[START SUPPLIED INFORMATION]

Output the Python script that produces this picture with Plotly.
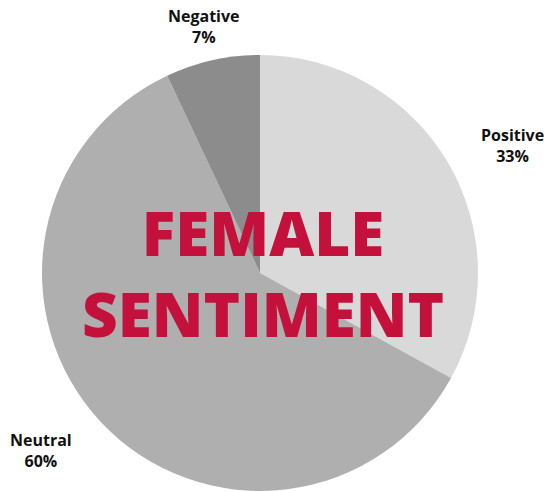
import plotly.graph_objects as go

labels = ["Positive", "Neutral", "Negative"]
values = [33, 60, 7]
colors = ["#d9d9d9", "#afafaf", "#8c8c8c"]

# label anchor points (pixels from top-left)
label_pos = {
    "Positive": (512, 145),
    "Neutral": (41, 450),
    "Negative": (204, 27),
}

W, H = 547, 491

fig = go.Figure()

fig.add_trace(
    go.Pie(
        labels=labels,
        values=values,
        marker=dict(colors=colors, line=dict(width=0)),
        sort=False,
        direction="clockwise",
        rotation=0,
        textinfo="none",
        hoverinfo="label+percent",
        showlegend=False,
        domain=dict(x=[42 / W, 478 / W], y=[0, 436 / H]),
    )
)

for lab, val in zip(labels, values):
    px, py = label_pos[lab]
    fig.add_annotation(
        x=px / W, y=1 - py / H, xref="paper", yref="paper",
        text=f"<b>{lab}<br>{val}%</b>",
        showarrow=False,
        font=dict(family="Open Sans", size=16, color="#111111"),
        xanchor="center", yanchor="middle", align="center",
    )

fig.add_annotation(
    x=263 / W, y=1 - 272 / H, xref="paper", yref="paper",
    text="FEMALE<br>SENTIMENT",
    showarrow=False,
    font=dict(family="Open Sans", size=62, color="#c4113c", weight=800),
    xanchor="center", yanchor="middle", align="center",
)

fig.update_layout(
    width=W,
    height=H,
    margin=dict(l=0, r=0, t=0, b=0),
    paper_bgcolor="white",
    plot_bgcolor="white",
)

fig.write_html(
    "out.html",
    config={"displayModeBar": False},
    post_script="document.body.style.margin='0';",
)
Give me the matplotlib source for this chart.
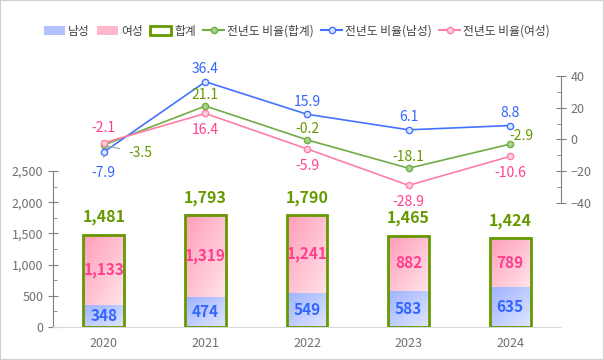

[END SUPPLIED INFORMATION]

**TASK INSTRUCTIONS**
Reproduce every line above as written, skipping pictures.

**TASK OUTPUT**
Output the Python script that produces this picture with Plotly.
import plotly.graph_objects as go

labels = ["Positive", "Neutral", "Negative"]
values = [33, 60, 7]
colors = ["#d9d9d9", "#afafaf", "#8c8c8c"]

# label anchor points (pixels from top-left)
label_pos = {
    "Positive": (512, 145),
    "Neutral": (41, 450),
    "Negative": (204, 27),
}

W, H = 547, 491

fig = go.Figure()

fig.add_trace(
    go.Pie(
        labels=labels,
        values=values,
        marker=dict(colors=colors, line=dict(width=0)),
        sort=False,
        direction="clockwise",
        rotation=0,
        textinfo="none",
        hoverinfo="label+percent",
        showlegend=False,
        domain=dict(x=[42 / W, 478 / W], y=[0, 436 / H]),
    )
)

for lab, val in zip(labels, values):
    px, py = label_pos[lab]
    fig.add_annotation(
        x=px / W, y=1 - py / H, xref="paper", yref="paper",
        text=f"<b>{lab}<br>{val}%</b>",
        showarrow=False,
        font=dict(family="Open Sans", size=16, color="#111111"),
        xanchor="center", yanchor="middle", align="center",
    )

fig.add_annotation(
    x=263 / W, y=1 - 272 / H, xref="paper", yref="paper",
    text="FEMALE<br>SENTIMENT",
    showarrow=False,
    font=dict(family="Open Sans", size=62, color="#c4113c", weight=800),
    xanchor="center", yanchor="middle", align="center",
)

fig.update_layout(
    width=W,
    height=H,
    margin=dict(l=0, r=0, t=0, b=0),
    paper_bgcolor="white",
    plot_bgcolor="white",
)

fig.write_html(
    "out.html",
    config={"displayModeBar": False},
    post_script="document.body.style.margin='0';",
)
Give me the matplotlib source for this chart.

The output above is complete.